Abi Sellen gave the opening keynote on “The Future of Looking Back”, discussing various technologies for digital memory (including of course the Microsoft SenseCam), and their current and potential impact on people and society. This is an area of growing concern and Memories for Life is one of the UK Computing Grand Challenges.
Gregory Abowd gave the closing keynote. It was great to see Gregory again, we meet too rarely. The main focus of his keynote was on three aspects of research: novelty, value and reliability and how his own work had moved within this space over the years. In particular having two autistic sons has led him in directions he would never have considered, and this immediately valuable work has also created highly novel research. Novelty and value can coexist.
One thing that was interesting with a Talis hat on was a number of people who expressed a degree of hostility (in an intellectual rather than personal sense) to semantic web technology. This was because they quite reasonably critiqued the somewhat simplistic notion of ‘meaning’ embodied in the idea of a URI as identifier for real world concepts, or even objects. Natural language words and terms tend to be used in multifarious and rich ways, which simply cannot be encompassed with a simple one-to-one map to URIs.
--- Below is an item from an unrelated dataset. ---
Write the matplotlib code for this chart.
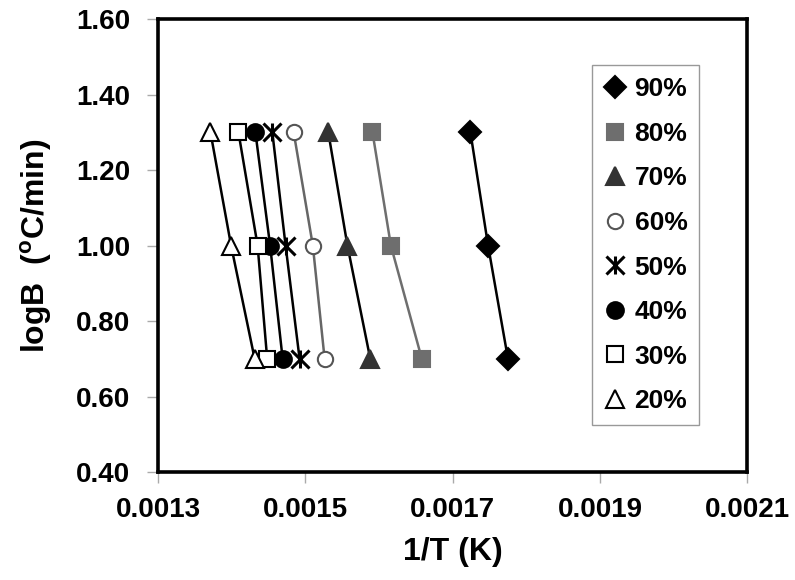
import numpy as np
import matplotlib
matplotlib.use("Agg")
import matplotlib.pyplot as plt
from matplotlib.lines import Line2D

plt.rcParams['font.family'] = ['Liberation Sans', 'DejaVu Sans']
plt.rcParams['font.weight'] = 'bold'
plt.rcParams['mathtext.fontset'] = 'custom'
plt.rcParams['mathtext.rm'] = 'Liberation Sans:bold'

# heating rates as logB
logB = [1.30, 1.00, 0.70]

# 1/T values for each conversion (rows follow logB)
labels = ["90%", "80%", "70%", "60%", "50%", "40%", "30%", "20%"]
invT_90 = [0.001724, 0.001748, 0.001775]
invT_80 = [0.001591, 0.001616, 0.001658]
invT_70 = [0.001531, 0.001557, 0.001588]
invT_60 = [0.001484, 0.001510, 0.001526]
invT_50 = [0.001455, 0.001473, 0.001492]
invT_40 = [0.001432, 0.001452, 0.001469]
invT_30 = [0.001409, 0.001435, 0.001448]
invT_20 = [0.001371, 0.001399, 0.001431]
series = [invT_90, invT_80, invT_70, invT_60, invT_50, invT_40, invT_30, invT_20]

# marker, markersize, face, edge, line colour
styles = [
    ('D', 11, 'black', 'black', 'black'),
    ('s', 11, '#6e6e6e', '#6e6e6e', '#6e6e6e'),
    ('^', 13, '#333333', '#333333', 'black'),
    ('o', 11, 'white', '#555555', '#666666'),
    ('x', 13, 'black', 'black', 'black'),
    ('o', 12, 'black', 'black', 'black'),
    ('s', 11, 'white', 'black', 'black'),
    ('^', 13, 'white', 'black', 'black'),
]

fig = plt.figure(figsize=(7.95, 5.8), dpi=100)
ax = fig.add_axes([0.199, 0.186, 0.741, 0.781])

handles = []
for xs, lab, (m, ms, fc, ec, lc) in zip(series, labels, styles):
    mew = 2.2 if m == 'x' else 1.5
    ax.plot(xs, logB, color=lc, linewidth=1.8, zorder=2)
    ax.plot(xs, logB, linestyle='none', marker=m, markersize=ms,
            markerfacecolor=fc, markeredgecolor=ec, markeredgewidth=mew, zorder=3)
    if m == 'x':
        # asterisk-like star: add a vertical bar
        ax.plot(xs, logB, linestyle='none', marker='|', markersize=ms,
                color=ec, markeredgewidth=mew, zorder=3)
        h = (Line2D([], [], linestyle='none', marker='x', markersize=ms,
                    color=ec, markeredgewidth=mew),
             Line2D([], [], linestyle='none', marker='|', markersize=ms,
                    color=ec, markeredgewidth=mew))
    else:
        h = Line2D([], [], linestyle='none', marker=m, markersize=ms,
                   markerfacecolor=fc, markeredgecolor=ec, markeredgewidth=mew)
    handles.append(h)

ax.set_xlim(0.0013, 0.0021)
ax.set_ylim(0.40, 1.60)
ax.set_xticks([0.0013, 0.0015, 0.0017, 0.0019, 0.0021])
ax.set_xticklabels(["0.0013", "0.0015", "0.0017", "0.0019", "0.0021"])
ax.set_yticks(np.arange(0.4, 1.61, 0.2))
ax.set_yticklabels(["%.2f" % v for v in np.arange(0.4, 1.61, 0.2)])
ax.tick_params(labelsize=20, length=8, width=1, color='#aaaaaa')
ax.tick_params(axis='y', pad=12)
ax.tick_params(axis='x', pad=10)
for lab in ax.get_xticklabels() + ax.get_yticklabels():
    lab.set_fontweight('bold')
for sp in ax.spines.values():
    sp.set_linewidth(2.6)

ax.set_xlabel("1/T (K)", fontsize=23, fontweight='bold', labelpad=10)
ax.set_ylabel(r"logB  ($^{\mathrm{o}}$C/min)", fontsize=23, fontweight='bold', labelpad=16)

leg = ax.legend(handles, labels, loc='upper right', bbox_to_anchor=(0.9185, 0.898),
                borderaxespad=0, fontsize=19, frameon=True, fancybox=False,
                framealpha=1, handlelength=0.8, handletextpad=0.35,
                labelspacing=0.78, borderpad=0.45)
leg.get_frame().set_edgecolor('#999999')
leg.get_frame().set_linewidth(1.0)
for t in leg.get_texts():
    t.set_fontweight('bold')

fig.savefig("out.png", dpi=100)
To be fair the same critique could be levelled against keys in relational databases or indeed any formal data structure. However, these tend to have very specific and local uses, whereas SemWeb and Linked Data aims to have more global semantics. Personally I see this as an exciting challenge for the SemWeb community, how to allow richer human-like kinds of meaning whilst retaining the potential for computer interpretation — SemWeb N.0?
vfridge paper:
Nottingham MRL
I was at Mixed Reality Lab in Nottingham for Joel Fischer‘s PhD viva and while there did a seminar the afternoon on “extended episodic experience” based on Haliyana Khalid‘s PhD work and ideas that arose from it. Basically, whereas ‘user experience’ has become a big issue most of the work is focused on individual ‘experiences’ whereas much of life consists of ongoing series of experiences (episodes) which together make up the whole experience of interacting with a person or place, following a band, etc.
I had obviously not done a good enough job at wearing Joel down with difficult questions in the PhD viva in the morning as he was there in the afternoon to ask difficult questions back of his own
Docfest – Digital Economy Summer School
The last major event was Docfest, which brought together the PhD students from the digital economy centres from around the country. Not sure of the exact count but just short of 150 participants I think. They come from a wide variety of backgrounds, business, design, computing, engineering, and many are mature students with years of professional experience behind them.
This looked like being a super event, unfortunately I was only able to attend for a day
However, I had a great evening at the welcome event talking with many of the students and even got to ride in Steve Forshaw‘s Sinclair C5!
My contribution to the event was running the first morning session on ‘creativity’. Surprise, surprise this started with a bad ideas session, but new for me too as the largest group I’ve run in the past has been around 30. There were a number of local Highwire students acting as facilitators for the groups, so I had only to set them off and observe results
. At the end of the morning I gave some the theoretical background to bad ideas as a method and in understanding (aspects of) creativity more widely.
Other speakers at the event included Jane Prophet, Chris Csikszentmihalyi and Chris Bonnington, so was sad to miss them; although I did get a fascinating chat with Jane over breakfast in the hotel hearing about her new projects on arts and neural imaging, and on how repetitious writing induces temporary psychosis … That is why the teachers give lines, to send the pupils bonkers!